Given the right circumstances, I might want to work at a place like Abstergo. I’ve played Black Flag voluntarily for more than 30 hours. How enthusiastic would I have been had Abstergo paid me a living wage to do the same? I’ve certainly held worse jobs, so I could decide that the corporate life represents my best opportunity for happiness.

But I’ll never be satisfied if you never open Door Number Two. Maybe it’s better. Maybe it’s not, as Kenway discovers. I just want to figure that out myself, and telling me that there’s nothing there makes me wonder what you’re hiding. It’s an explicit power imbalance – you have more knowledge, options, and access than I do – that happens solely because you’re too paranoid to trust that we can work together.

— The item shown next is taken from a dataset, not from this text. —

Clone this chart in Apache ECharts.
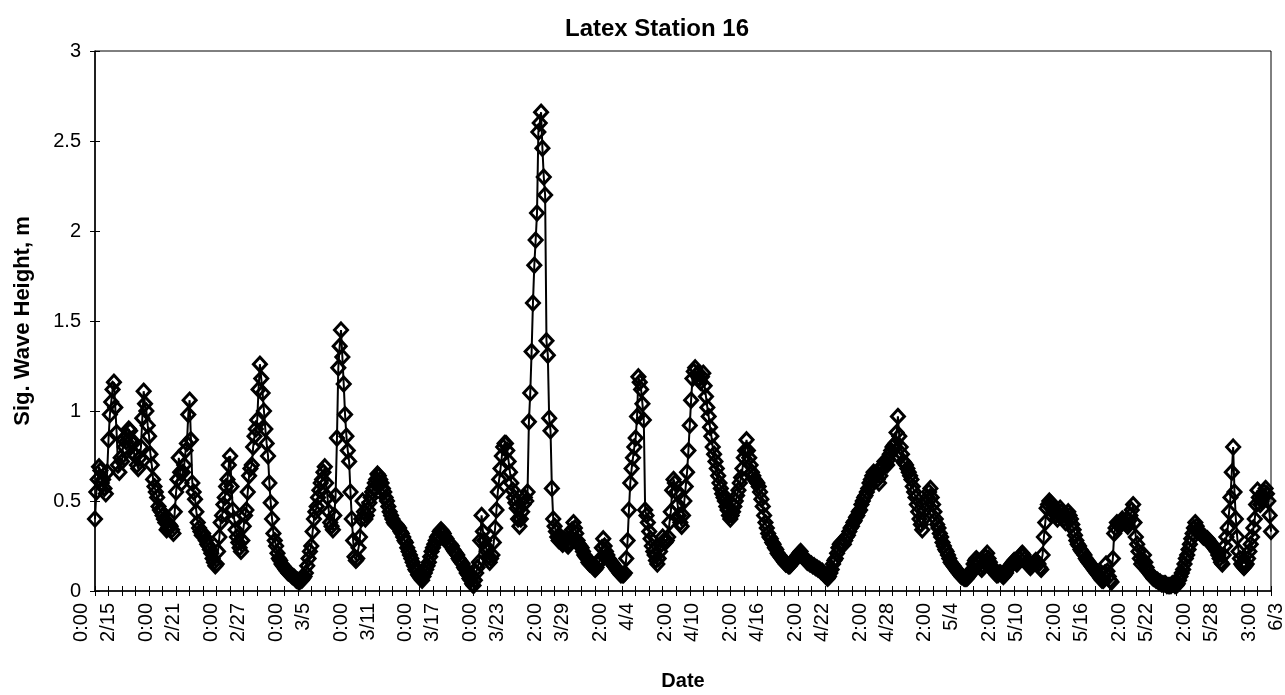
<!DOCTYPE html>
<html><head><meta charset="utf-8">
<script src="https://cdn.jsdelivr.net/npm/echarts@6/dist/echarts.min.js"></script>
<style>html,body{margin:0;padding:0;background:#fff}#c{width:1285px;height:695px}</style>
</head><body><div id="c"></div>
<script>
const chartTitle = 'Latex Station 16';
const yAxisTitle = 'Sig. Wave Height, m';
const xAxisTitle = 'Date';
const tickTimes = ['0:00','0:00','0:00','0:00','0:00','0:00','0:00','2:00','2:00','2:00','2:00','2:00','2:00','2:00','2:00','2:00','2:00','2:00','3:00'];
const tickDates = ['2/15','2/21','2/27','3/5','3/11','3/17','3/23','3/29','4/4','4/10','4/16','4/22','4/28','5/4','5/10','5/16','5/22','5/28','6/3'];
const samplesPerLabel = 48;   // 3-hourly samples, label every 6 days
const samplesPerTick = 10;
// significant wave height (m), 3-hourly from 2/15 (one line per day)
const waveHeight = [
0.40,0.55,0.62,0.69,0.67,0.60,0.62,0.57,
0.54,0.66,0.84,0.98,1.05,1.12,1.16,1.02,
0.88,0.70,0.66,0.74,0.72,0.84,0.80,0.83,
0.86,0.90,0.89,0.84,0.82,0.76,0.75,0.70,
0.68,0.74,0.80,0.96,1.11,1.04,1.00,0.92,
0.86,0.76,0.70,0.62,0.58,0.55,0.52,0.47,
0.45,0.44,0.42,0.40,0.38,0.34,0.35,0.37,
0.36,0.34,0.32,0.44,0.55,0.62,0.74,0.66,
0.60,0.66,0.70,0.78,0.82,0.98,1.06,0.84,
0.60,0.55,0.51,0.44,0.38,0.35,0.33,0.31,
0.32,0.30,0.28,0.26,0.25,0.23,0.21,0.18,
0.16,0.14,0.15,0.22,0.30,0.38,0.42,0.48,
0.52,0.58,0.62,0.70,0.75,0.58,0.45,0.40,
0.34,0.30,0.27,0.24,0.22,0.28,0.36,0.42,
0.45,0.55,0.64,0.68,0.70,0.80,0.86,0.90,
0.95,1.12,1.26,1.18,1.10,1.00,0.90,0.82,
0.75,0.60,0.49,0.40,0.32,0.28,0.25,0.21,
0.18,0.17,0.15,0.14,0.13,0.12,0.11,0.10,
0.10,0.09,0.08,0.08,0.07,0.06,0.06,0.05,
0.06,0.06,0.07,0.08,0.10,0.14,0.18,0.22,
0.25,0.33,0.40,0.44,0.47,0.52,0.56,0.60,
0.62,0.66,0.69,0.60,0.52,0.44,0.38,0.36,
0.34,0.42,0.53,0.85,1.24,1.36,1.45,1.30,
1.15,0.98,0.86,0.78,0.72,0.55,0.40,0.28,
0.19,0.17,0.18,0.24,0.30,0.40,0.50,0.44,
0.40,0.42,0.45,0.49,0.52,0.55,0.57,0.60,
0.62,0.65,0.64,0.62,0.60,0.57,0.55,0.52,
0.50,0.47,0.44,0.42,0.40,0.38,0.37,0.37,
0.36,0.35,0.33,0.32,0.30,0.28,0.27,0.24,
0.22,0.20,0.18,0.16,0.14,0.12,0.11,0.09,
0.08,0.07,0.06,0.08,0.10,0.12,0.14,0.16,
0.19,0.22,0.24,0.26,0.28,0.30,0.31,0.33,
0.34,0.33,0.32,0.30,0.29,0.27,0.26,0.26,
0.25,0.23,0.22,0.21,0.20,0.18,0.17,0.16,
0.15,0.13,0.12,0.10,0.09,0.07,0.06,0.04,
0.03,0.06,0.10,0.13,0.16,0.28,0.42,0.33,
0.28,0.25,0.22,0.19,0.16,0.18,0.20,0.27,
0.35,0.45,0.55,0.62,0.68,0.75,0.80,0.82,
0.82,0.78,0.72,0.66,0.60,0.56,0.52,0.49,
0.46,0.40,0.36,0.40,0.44,0.48,0.52,0.50,
0.55,0.94,1.10,1.33,1.60,1.81,1.95,2.10,
2.55,2.60,2.66,2.46,2.30,2.20,1.39,1.31,
0.96,0.89,0.57,0.40,0.36,0.33,0.30,0.28,
0.30,0.27,0.26,0.29,0.28,0.26,0.25,0.27,
0.30,0.34,0.38,0.35,0.32,0.28,0.26,0.25,
0.24,0.22,0.20,0.19,0.18,0.16,0.15,0.15,
0.14,0.13,0.12,0.13,0.15,0.16,0.18,0.24,
0.29,0.25,0.22,0.20,0.18,0.17,0.16,0.15,
0.14,0.13,0.12,0.11,0.10,0.09,0.09,0.09,
0.10,0.18,0.28,0.45,0.60,0.68,0.74,0.80,
0.85,0.97,1.19,1.16,1.12,1.04,0.95,0.45,
0.42,0.38,0.33,0.29,0.25,0.22,0.20,0.17,
0.15,0.18,0.22,0.26,0.30,0.28,0.27,0.28,
0.30,0.38,0.44,0.56,0.62,0.60,0.55,0.48,
0.42,0.38,0.36,0.42,0.50,0.58,0.66,0.78,
0.92,1.06,1.18,1.22,1.24,1.20,1.21,1.18,
1.16,1.19,1.21,1.14,1.08,1.02,0.97,0.91,
0.86,0.80,0.76,0.72,0.68,0.64,0.60,0.57,
0.54,0.52,0.50,0.47,0.45,0.42,0.40,0.42,
0.44,0.47,0.50,0.53,0.56,0.60,0.63,0.68,
0.74,0.78,0.84,0.78,0.74,0.70,0.66,0.64,
0.62,0.61,0.60,0.58,0.55,0.51,0.47,0.42,
0.38,0.35,0.32,0.30,0.29,0.27,0.26,0.24,
0.23,0.21,0.20,0.19,0.18,0.17,0.16,0.15,
0.15,0.14,0.14,0.15,0.16,0.17,0.18,0.19,
0.20,0.21,0.22,0.20,0.19,0.18,0.17,0.16,
0.16,0.15,0.15,0.14,0.14,0.13,0.13,0.12,
0.12,0.11,0.11,0.10,0.09,0.08,0.07,0.08,
0.10,0.12,0.15,0.17,0.18,0.21,0.24,0.26,
0.27,0.26,0.26,0.28,0.30,0.31,0.33,0.35,
0.36,0.38,0.39,0.41,0.42,0.44,0.45,0.48,
0.50,0.52,0.53,0.55,0.57,0.60,0.62,0.64,
0.66,0.65,0.64,0.62,0.60,0.64,0.68,0.70,
0.72,0.71,0.70,0.73,0.76,0.78,0.80,0.81,
0.82,0.88,0.97,0.86,0.80,0.76,0.72,0.71,
0.70,0.68,0.66,0.64,0.62,0.58,0.55,0.52,
0.48,0.44,0.40,0.37,0.34,0.40,0.45,0.49,
0.52,0.55,0.57,0.52,0.48,0.44,0.40,0.37,
0.35,0.32,0.30,0.27,0.25,0.23,0.22,0.20,
0.18,0.16,0.15,0.14,0.13,0.12,0.11,0.10,
0.09,0.08,0.08,0.07,0.07,0.07,0.08,0.09,
0.10,0.12,0.15,0.17,0.18,0.16,0.15,0.13,
0.12,0.14,0.16,0.19,0.21,0.18,0.16,0.14,
0.12,0.11,0.10,0.09,0.09,0.10,0.10,0.09,
0.08,0.09,0.10,0.12,0.13,0.14,0.15,0.16,
0.17,0.16,0.15,0.16,0.18,0.20,0.21,0.20,
0.18,0.16,0.15,0.14,0.13,0.14,0.15,0.16,
0.17,0.16,0.15,0.13,0.12,0.20,0.30,0.38,
0.46,0.48,0.50,0.49,0.48,0.46,0.44,0.42,
0.40,0.43,0.46,0.44,0.42,0.40,0.38,0.41,
0.44,0.42,0.40,0.37,0.34,0.31,0.28,0.26,
0.25,0.23,0.22,0.21,0.20,0.18,0.17,0.16,
0.15,0.14,0.13,0.12,0.11,0.10,0.09,0.08,
0.07,0.06,0.06,0.10,0.15,0.11,0.08,0.06,
0.05,0.18,0.32,0.35,0.38,0.37,0.36,0.38,
0.40,0.39,0.38,0.37,0.36,0.39,0.42,0.45,
0.48,0.38,0.30,0.26,0.22,0.18,0.15,0.17,
0.20,0.16,0.13,0.11,0.10,0.09,0.08,0.07,
0.07,0.06,0.06,0.05,0.05,0.04,0.04,0.04,
0.04,0.03,0.03,0.03,0.03,0.04,0.04,0.03,
0.03,0.04,0.06,0.08,0.10,0.12,0.15,0.18,
0.20,0.23,0.26,0.29,0.32,0.35,0.38,0.36,
0.34,0.33,0.32,0.31,0.30,0.30,0.29,0.29,
0.28,0.27,0.26,0.25,0.24,0.23,0.22,0.20,
0.18,0.16,0.15,0.20,0.25,0.30,0.35,0.44,
0.52,0.66,0.80,0.55,0.40,0.30,0.22,0.18,
0.15,0.14,0.13,0.14,0.15,0.18,0.22,0.26,
0.30,0.35,0.40,0.48,0.56,0.52,0.48,0.50,
0.52,0.55,0.57,0.54,0.50,0.42,0.33
];
const yMin = 0, yMax = 3, yStep = 0.5;

const FONT = '"Liberation Sans", Arial, sans-serif';
const categories = waveHeight.map((v, i) => String(i));
const isLabelIdx = (idx) => idx % samplesPerLabel === 0 && idx / samplesPerLabel < tickDates.length;
const labelFor = (val, idx) => {
  const k = idx / samplesPerLabel;
  return isLabelIdx(idx) ? tickTimes[k] + '\n' + tickDates[k] : '';
};
const chart = echarts.init(document.getElementById('c'), null, {renderer: 'canvas'});
const black = '#000';
chart.setOption({
  animation: false,
  backgroundColor: '#fff',
  title: {
    text: chartTitle, left: 652, top: 12, textAlign: 'center',
    textStyle: {fontFamily: FONT, fontSize: 24, fontWeight: 'bold', color: black}
  },
  grid: {left: 95, right: 14, top: 51, bottom: 104, outerBoundsMode: 'none', containLabel: false,
    show: true, borderColor: black, borderWidth: 1, backgroundColor: 'transparent'},
  xAxis: [{
    type: 'category', data: categories, boundaryGap: false,
    name: xAxisTitle, nameLocation: 'middle', nameGap: 80,
    nameTextStyle: {fontFamily: FONT, fontSize: 20, fontWeight: 'bold', color: black},
    axisLine: {lineStyle: {color: black, width: 1.5}},
    axisTick: {interval: samplesPerTick - 1, length: 5, lineStyle: {color: black}},
    axisLabel: {
      interval: (idx) => isLabelIdx(idx), rotate: 90, margin: 12,
      hideOverlap: false,
      fontFamily: FONT, fontSize: 20, lineHeight: 27, color: black,
      padding: [0, 0, 8, 0],
      formatter: labelFor
    },
    splitLine: {show: false}
  }, {
    type: 'category', data: categories, boundaryGap: false, position: 'bottom',
    axisLine: {show: false},
    axisTick: {inside: true, interval: samplesPerTick - 1, length: 5, lineStyle: {color: black}},
    axisLabel: {show: false}, splitLine: {show: false}
  }],
  yAxis: [{
    type: 'value', min: yMin, max: yMax, interval: yStep,
    name: yAxisTitle, nameLocation: 'middle', nameGap: 61,
    nameTextStyle: {fontFamily: FONT, fontSize: 22, fontWeight: 'bold', color: black},
    axisLine: {show: true, lineStyle: {color: black, width: 1.5}},
    axisTick: {show: true, length: 5, lineStyle: {color: black}},
    axisLabel: {fontFamily: FONT, fontSize: 20, color: black, margin: 14},
    splitLine: {show: false}
  }, {
    type: 'value', min: yMin, max: yMax, interval: yStep, position: 'left',
    axisLine: {show: false},
    axisTick: {show: true, inside: true, length: 5, lineStyle: {color: black}},
    axisLabel: {show: false}, splitLine: {show: false}
  }],
  series: [{
    type: 'line', data: waveHeight, xAxisIndex: 0, yAxisIndex: 0,
    symbol: 'diamond', symbolSize: [13, 14], showAllSymbol: true,
    lineStyle: {color: black, width: 2},
    itemStyle: {color: 'rgba(0,0,0,0)', borderColor: black, borderWidth: 3},
    emphasis: {disabled: true}
  }]
});
</script>
</body></html>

Kenway’s crew at least enjoys a fair portion of the plunder. Speaking as an employee, you’ll get better results if you treat me with respect, because I just want a job that makes me feel like an ordinary, valuable human being.

In Black Flag, Abstergo has started to realize that, but imposed, artificial encouragements can’t manufacture personal investment. The Assassins’ creed recognizes that the journey is just as fulfilling as the destination, and that’s what makes the adventure so damn entertaining.